Friday, March 19, 2010

Lately I’ve been thinking about our God’s plans for us, our ministry, and the importance of decisions.

Living the Word the in the most practical sense feels difficult at times. Your mind knows what’s right; your heart yearns to please the Lord but how to apply it to the actual?

Good intentions are not enough. Good intentions don’t impact the soul. Good intentions don’t fulfill the purpose of God on earth. Good intentions are nothing but a though but nothing to do with a reality.

Father, I’m sad. You know my heart. You know we want to do what is right at the right time. Nobody wants to fail. Who ever wrote “5 things to succeed” forgot to mention their would be 2x as much things to fail.

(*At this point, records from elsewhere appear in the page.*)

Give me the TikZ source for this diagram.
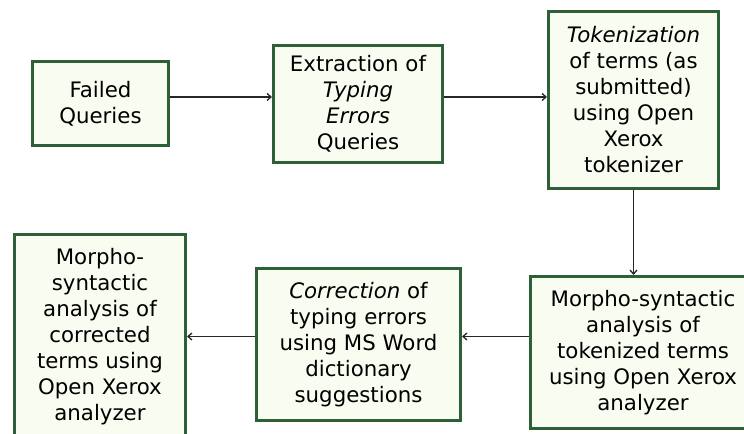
\documentclass[tikz,border=0pt]{standalone}
\usepackage{fontspec}
\setmainfont{DejaVu Sans}
\usepackage{tikz}
\usetikzlibrary{arrows.meta}
\definecolor{boxline}{RGB}{46,96,56}
\definecolor{boxfill}{RGB}{249,252,240}

\begin{document}
\begin{tikzpicture}[x=1bp,y=1bp,
  stage/.style={draw=boxline,line width=3bp,fill=boxfill,inner sep=0pt,align=center,
    font=\fontsize{21.3bp}{26bp}\selectfont},
  flow/.style={-{Straight Barb[length=4bp,width=7bp]},line width=1.3bp,black!85}]
\useasboundingbox (0,0) rectangle (744,434);
\clip (0,0) rectangle (744,434);

% Query processing steps
\node[stage,minimum width=136bp,minimum height=84bp] (failed) at (100.5,330) {Failed\\Queries};
\node[stage,minimum width=169bp,minimum height=117bp] (extract) at (358,330)
  {Extraction of\\\textit{Typing}\\\textit{Errors}\\Queries};
\node[stage,minimum width=170bp,minimum height=177bp] (token) at (633.5,334)
  {\textit{Tokenization}\\of terms (as\\submitted)\\using Open\\Xerox\\tokenizer};
\node[stage,minimum width=225bp,minimum height=152bp] (morph) at (643,81.5)
  {Morpho-syntactic\\analysis of\\tokenized terms\\using Open Xerox\\analyzer};
\node[stage,minimum width=204bp,minimum height=152bp] (correct) at (358.5,89.5)
  {\textit{Correction} of\\typing errors\\using MS Word\\dictionary\\suggestions};
\node[stage,minimum width=171bp,minimum height=204bp] (remorph) at (100,97.5)
  {Morpho-\\syntactic\\analysis of\\corrected\\terms using\\Open Xerox\\analyzer};

\draw[flow] ([yshift=7bp]failed.east) -- ([yshift=7bp]failed.east -| extract.west);
\draw[flow] ([yshift=7bp]extract.east) -- ([yshift=7bp]extract.east -| token.west);
\draw[flow] (token.south) -- (token.south |- morph.north);
\draw[flow] (morph.west |- remorph.east) -- (correct.east |- remorph.east);
\draw[flow] (correct.west |- remorph.east) -- (remorph.east);

\end{tikzpicture}
\end{document}
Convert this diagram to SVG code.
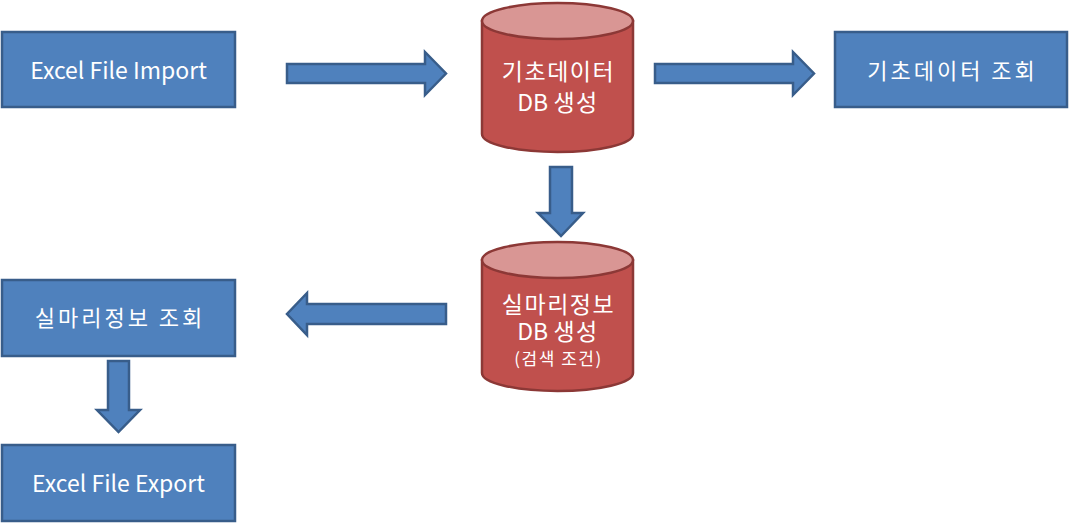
<svg xmlns="http://www.w3.org/2000/svg" width="1070" height="523" viewBox="0 0 1070 523">
<style>
.box{fill:#4F81BD;stroke:#385D8A;stroke-width:2.5}
.cyl{fill:#C0504D;stroke:#8C3836;stroke-width:2.5}
.cyltop{fill:#D99694;stroke:#8C3836;stroke-width:2.5}
.arr{fill:#4F81BD;stroke:#385D8A;stroke-width:2.5;stroke-linejoin:miter}
text{font-family:"Noto Sans CJK KR","Noto Sans",sans-serif;fill:#fff;text-anchor:middle}
.t{font-size:23px}
.k{font-size:22px;letter-spacing:3px}
.c{font-size:23px;letter-spacing:1.5px}
.n{letter-spacing:0}
.s{font-size:17px;letter-spacing:1.5px}
</style>
<rect width="1070" height="523" fill="#fff"/>
<g id="import"><rect class="box" x="2" y="32" width="233" height="75"/><text class="t" x="118.5" y="79">Excel File Import</text></g>
<g id="basedb"><path class="cyl" d="M482,21 V134 A75.5,18 0 0 0 633,134 V21 Z"/><ellipse class="cyltop" cx="557.5" cy="21" rx="75.5" ry="18"/><text class="c" x="558.5" y="80">기초데이터</text><text class="c" x="558" y="111"><tspan class="n">DB </tspan>생성</text></g>
<g id="baseview"><rect class="box" x="835" y="32" width="232" height="75"/><text class="k" x="952.5" y="79">기초데이터 조회</text></g>
<g id="cluedb"><path class="cyl" d="M482,260 V373 A75.5,18 0 0 0 633,373 V260 Z"/><ellipse class="cyltop" cx="557.5" cy="260" rx="75.5" ry="18"/><text class="c" x="558.5" y="313">실마리정보</text><text class="c" x="558" y="340"><tspan class="n">DB </tspan>생성</text><text class="s" x="558.5" y="365">(검색 조건)</text></g>
<g id="clueview"><rect class="box" x="2" y="280" width="233" height="76"/><text class="k" x="120" y="326">실마리정보 조회</text></g>
<g id="export"><rect class="box" x="2" y="445" width="233" height="76"/><text class="t" x="118.5" y="492">Excel File Export</text></g>
<g id="connectors">
<path class="arr" d="M287,64 H425 V52 L446,73.5 L425,95 V83 H287 Z"/>
<path class="arr" d="M655,64 H793 V52 L814,73.5 L793,95 V83 H655 Z"/>
<path class="arr" d="M550,167 H572 V213 H583 L561,236 L538,213 H550 Z"/>
<path class="arr" d="M446,304 H307 V293 L287,314 L307,335 V324 H446 Z"/>
<path class="arr" d="M108,361 H129 V410 H140 L118.5,432 L97,410 H108 Z"/>
</g>
</svg>
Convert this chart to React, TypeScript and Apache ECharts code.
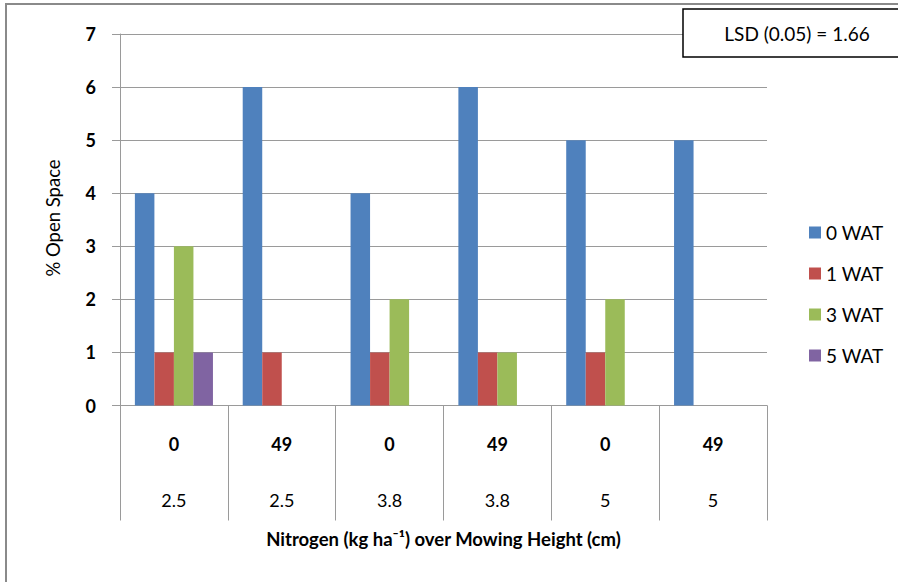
import React, { useEffect, useRef } from "react";
import * as echarts from "echarts";

const nitrogen = ["0", "49", "0", "49", "0", "49"];
const mowingHeight = ["2.5", "2.5", "3.8", "3.8", "5", "5"];
const seriesNames = ["0 WAT", "1 WAT", "3 WAT", "5 WAT"];
const wat0 = [4, 6, 4, 6, 5, 5];
const wat1 = [1, 1, 1, 1, 1, 0];
const wat3 = [3, 0, 2, 1, 2, 0];
const wat5 = [1, 0, 0, 0, 0, 0];
const yTicks = [0, 1, 2, 3, 4, 5, 6, 7];
const colors = ["#4F81BD", "#C0504D", "#9BBB59", "#8064A2"];

const FONT = "Lato, 'Open Sans', sans-serif";

export default function App() {
  const ref = useRef<HTMLDivElement>(null);
  useEffect(() => {
    document.body.style.margin = "0";
    if (!ref.current) return;
    const chart = echarts.init(ref.current, undefined, { renderer: "svg" });
    const categories = nitrogen.map((n, i) => n + "|" + mowingHeight[i]);
    const values = [wat0, wat1, wat3, wat5];
    chart.setOption({
      animation: false,
      backgroundColor: "#ffffff",
      textStyle: { fontFamily: FONT },
      grid: { left: 120, right: 131, top: 34, height: 371.5 },
      legend: {
        orient: "vertical",
        left: 804,
        top: 218,
        itemWidth: 12,
        itemHeight: 12,
        itemGap: 22,
        icon: "rect",
        data: seriesNames,
        textStyle: { fontSize: 19, lineHeight: 19, color: "#000", fontFamily: FONT },
      },
      xAxis: {
        type: "category",
        data: categories,
        name: "Nitrogen (kg ha⁻¹) over Mowing Height (cm)",
        nameLocation: "middle",
        nameGap: 124,
        nameTextStyle: { fontSize: 18.5, fontWeight: "bold", color: "#000", fontFamily: FONT },
        axisLine: { show: true, lineStyle: { color: "#9a9a9a", width: 1 } },
        axisTick: { show: true, length: 115, interval: 0, lineStyle: { color: "#9a9a9a" } },
        axisLabel: {
          interval: 0,
          margin: 10,
          formatter: (v: string) => {
            const [a, b] = v.split("|");
            return "{a|" + a + "}\n{b|" + b + "}";
          },
          rich: {
            a: { fontSize: 18, fontWeight: "bold", lineHeight: 56, color: "#000", fontFamily: FONT },
            b: { fontSize: 18, fontWeight: "normal", lineHeight: 56, color: "#000", fontFamily: FONT },
          },
        },
      },
      yAxis: {
        type: "value",
        min: yTicks[0],
        max: yTicks[yTicks.length - 1],
        interval: 1,
        axisLine: { show: true, lineStyle: { color: "#9a9a9a" } },
        axisTick: { show: true, length: 8, lineStyle: { color: "#9a9a9a" } },
        axisLabel: { margin: 24, fontSize: 18, fontWeight: "bold", color: "#000", fontFamily: FONT },
        splitLine: { show: true, lineStyle: { color: "#9a9a9a", width: 1 } },
      },
      series: seriesNames.map((name, i) => ({
        name,
        type: "bar",
        data: values[i],
        barGap: "0%",
        barCategoryGap: "27.6%",
        itemStyle: { color: colors[i] },
      })),
      graphic: [
        {
          type: "rect",
          shape: { x: 6, y: 4, width: 910, height: 600 },
          style: { fill: "none", stroke: "#8a8a8a", lineWidth: 2 },
          silent: true,
        },
        {
          type: "text",
          x: 53,
          y: 218,
          rotation: Math.PI / 2,
          style: {
            text: "% Open Space",
            fontSize: 18.5,
            fontFamily: FONT,
            fill: "#000",
            align: "center",
            verticalAlign: "middle",
          },
        },
        {
          type: "rect",
          shape: { x: 683, y: 9, width: 228, height: 48 },
          style: { fill: "#ffffff", stroke: "#000000", lineWidth: 1.5 },
          z: 10,
        },
        {
          type: "text",
          x: 797,
          y: 33,
          z: 11,
          style: {
            text: "LSD (0.05) = 1.66",
            fontSize: 19,
            fontFamily: FONT,
            fill: "#000",
            align: "center",
            verticalAlign: "middle",
          },
        },
      ],
    });
    return () => chart.dispose();
  }, []);
  return <div ref={ref} style={{ width: 898, height: 582 }} />;
}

Daddy I want to please you but I get in the way. Help us trust you. Help us to let go. Holy Spirit give us peace. Provide for us. We need you Lord. We need you.

You did not choose me, but I chose you and appointed you that you should go and bear fruit and that your fruit should abide, so that whatever you ask the Father in my name, he may give it to you. John 15:16

I love you Lord. I thank you for choosing us. Your eyes were set on us, we were unworthy before you and you loved us, agape love, eternal love unconditional love. Your word says that we were chosen to bear fruit. To bear – to bring forth, to give. God I pray no word should fall to the ground.

Jesus, please provide for us. Please provide a job for my hubby. There are so many things we need money for. It’s so hard to start over. I don’t understand sometimes. Actually, I get angry sometimes for my own frustration. It’s ridiculous because you’ve been faithful to us. You’ve never let us down or rejected us or abandon us. I love you Lord. Help me to trust you with everything I am. Your ways are better than mine. You are God! Lord of lords!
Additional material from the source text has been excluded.